P.-V. A. Beaucoup a été fait, notamment l’intégralité de l’état civil, mais il reste encore l’essentiel: les archives notariales. En effet, autrefois, pour tous les actes de la vie courante, et parce que les gens ne savaient pas forcément écrire, il fallait passer par un spécialiste. Il y a donc beaucoup plus de traces de nos aïeux chez les notaires que nulle part ailleurs ! C’est un chantier colossal. Pour l’instant, en France, seuls les répertoires sont en cours de numérisation, c’est-à-dire les listes des actes, mais pas les actes eux-mêmes.
Est-il toujours nécessaire d’installer des logiciels?
P.-V. A. Les logiciels de généalogie existent depuis près de trente ans et sont encore très utilisés. Mais, à l’instar des suites Office, la tendance est au online. Ainsi 20% des généalogistes construisent et gèrent leurs arbres généalogiques 100 % en ligne, sans logiciel. Pour les éditeurs, ce principe permet de constituer une base de données pour créer de nouveaux services utiles à la communauté.
L’intelligence artificielle peut-elle être utile?

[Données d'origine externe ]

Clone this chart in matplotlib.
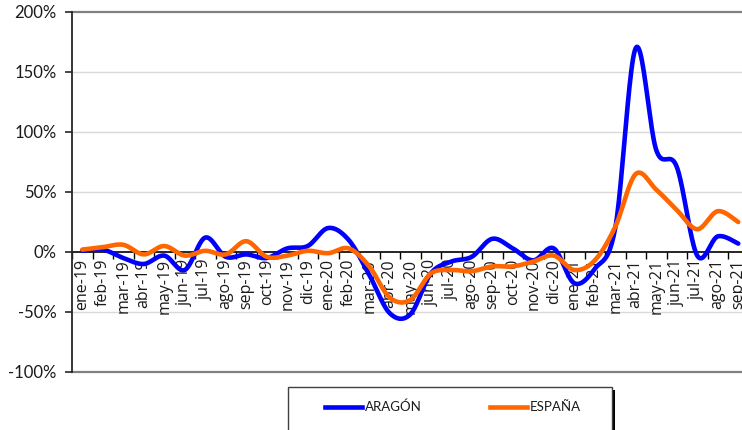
import numpy as np
import matplotlib
matplotlib.use("Agg")
import matplotlib.pyplot as plt
from matplotlib.patches import Rectangle
from matplotlib.lines import Line2D

months = ["ene-19", "feb-19", "mar-19", "abr-19", "may-19", "jun-19", "jul-19", "ago-19",
          "sep-19", "oct-19", "nov-19", "dic-19", "ene-20", "feb-20", "mar-20", "abr-20",
          "may-20", "jun-20", "jul-20", "ago-20", "sep-20", "oct-20", "nov-20", "dic-20",
          "ene-21", "feb-21", "mar-21", "abr-21", "may-21", "jun-21", "jul-21", "ago-21",
          "sep-21"]

aragon = [1, 2, -5, -10, -3, -15, 12, -4, -2, -5, 3, 5, 20, 10, -19, -51,
          -52, -18, -8, -4, 11, 3, -7, 3, -26, -14, 20, 170, 85, 71, -3, 13, 7]

espana = [2, 4, 6, -2, 5, -3, 1, -2, 9, -4, -3, 1, -1, 3, -12, -38,
          -40, -18, -15, -16, -12, -12, -8, -3, -15, -7, 21, 65, 52, 35, 19, 34, 25]

series_names = ["ARAGÓN", "ESPAÑA"]
series_colors = ["#0000ff", "#ff6600"]
yticks = [-100, -50, 0, 50, 100, 150, 200]


def smooth(y, n=24):
    """Catmull-Rom / Bezier smoothing similar to a spreadsheet 'smoothed line'."""
    y = np.asarray(y, dtype=float)
    x = np.arange(len(y), dtype=float)
    P = np.column_stack([x, y])
    Pe = np.vstack([P[0], P, P[-1]])
    xs, ys = [], []
    t = np.linspace(0, 1, n)
    for i in range(len(P) - 1):
        p0, p1, p2, p3 = Pe[i], Pe[i + 1], Pe[i + 2], Pe[i + 3]
        c1 = p1 + (p2 - p0) / 6.0
        c2 = p2 - (p3 - p1) / 6.0
        b = (((1 - t) ** 3)[:, None] * p1 + (3 * (1 - t) ** 2 * t)[:, None] * c1
             + (3 * (1 - t) * t ** 2)[:, None] * c2 + (t ** 3)[:, None] * p2)
        if i > 0:
            b = b[1:]
        xs.append(b[:, 0])
        ys.append(b[:, 1])
    return np.concatenate(xs), np.concatenate(ys)


W, H = 742, 430
fig = plt.figure(figsize=(W / 100, H / 100), dpi=100)
ax = fig.add_axes([72 / W, 58 / H, 676.5 / W, 360 / H])

n = len(months)
ax.set_xlim(-0.5, n - 0.5)
ax.set_ylim(-100, 200)

# gridlines
for v in [-50, 50, 100, 150]:
    ax.axhline(v, color="#d9d9d9", lw=1.0, zorder=0)
ax.axhline(200, color="#808080", lw=1.6, zorder=1, clip_on=False)
ax.axhline(-100, color="#808080", lw=1.6, zorder=1, clip_on=False)

for vals, col in zip([aragon, espana], series_colors):
    sx, sy = smooth(vals)
    ax.plot(sx, sy, color=col, lw=3.3, solid_capstyle="round", zorder=3)

# spines
for s in ["top", "right"]:
    ax.spines[s].set_visible(False)
ax.spines["left"].set_color("#262626")
ax.spines["left"].set_linewidth(1.3)
ax.spines["bottom"].set_position(("data", 0))
ax.spines["bottom"].set_color("black")
ax.spines["bottom"].set_linewidth(1.2)
ax.spines["bottom"].set_zorder(2)

ax.set_yticks(yticks)
ax.set_yticklabels([f"{v}%" for v in yticks], fontfamily="Lato", fontsize=12, color="#1a1a1a")
ax.tick_params(axis="y", length=5, width=1.2, color="#262626", pad=6)

ax.set_xticks(np.arange(n + 1) - 0.5)
ax.set_xticklabels([])
ax.set_xticks(np.arange(n), minor=True)
ax.set_xticklabels(months, minor=True, rotation=90, fontfamily="Open Sans",
                   fontsize=11.5, color="#1a1a1a", va="top", ha="center")
ax.tick_params(axis="x", which="major", length=5, width=1.0, direction="out", color="black")
ax.tick_params(axis="x", which="minor", length=0, pad=5)

# legend (manual, spreadsheet style)
x0, x1 = 288 / W, 612 / W
ytop = (H - 387) / H
shadow = Rectangle((x0 + 3 / W, -0.1), x1 - x0, ytop + 0.1 - 3 / H, transform=fig.transFigure,
                   facecolor="black", edgecolor="none", zorder=5)
box = Rectangle((x0, -0.1), x1 - x0, ytop + 0.1, transform=fig.transFigure,
                facecolor="white", edgecolor="#404040", lw=1.0, zorder=6)
fig.add_artist(shadow)
fig.add_artist(box)
ly = (H - 407) / H
for (la, lb, tx), name, col in zip([(325, 362, 365), (490, 527, 530)], series_names, series_colors):
    fig.add_artist(Line2D([la / W, lb / W], [ly, ly], transform=fig.transFigure,
                          color=col, lw=3.3, zorder=7))
    fig.text(tx / W, ly, name, fontfamily="Lato", fontsize=9.5, va="center", ha="left",
             color="#1a1a1a", zorder=7)

fig.savefig("out.png", dpi=100)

P.-V. A. Nous n’en sommes qu’aux balbutiements. Mais les services en ligne, forts de leurs bases de données, peuvent désormais proposer, à des moments clé, les meilleures pistes de recherche pour le généalogiste. On peut parler d’un coach numérique bien renseigné qui nous dit où chercher. Mais là où l’intelligence artificielle est la plus attendue, c’est dans le domaine de la transcription de documents anciens. Le projet européen Transkribus (transkribus.eu), mené par l’université d’Innsbruck, en Autriche, travaille sur la retranscription des manuscrits anciens. Il s’agit de transformer automatiquement un texte du Moyen-Âge en document Word! ●
« IL Y A BEAUCOUP PLUS DE TRACES DE NOS AÏEUX CHEZ LES NOTAIRES QUE NULLE PART AILLEURS ! »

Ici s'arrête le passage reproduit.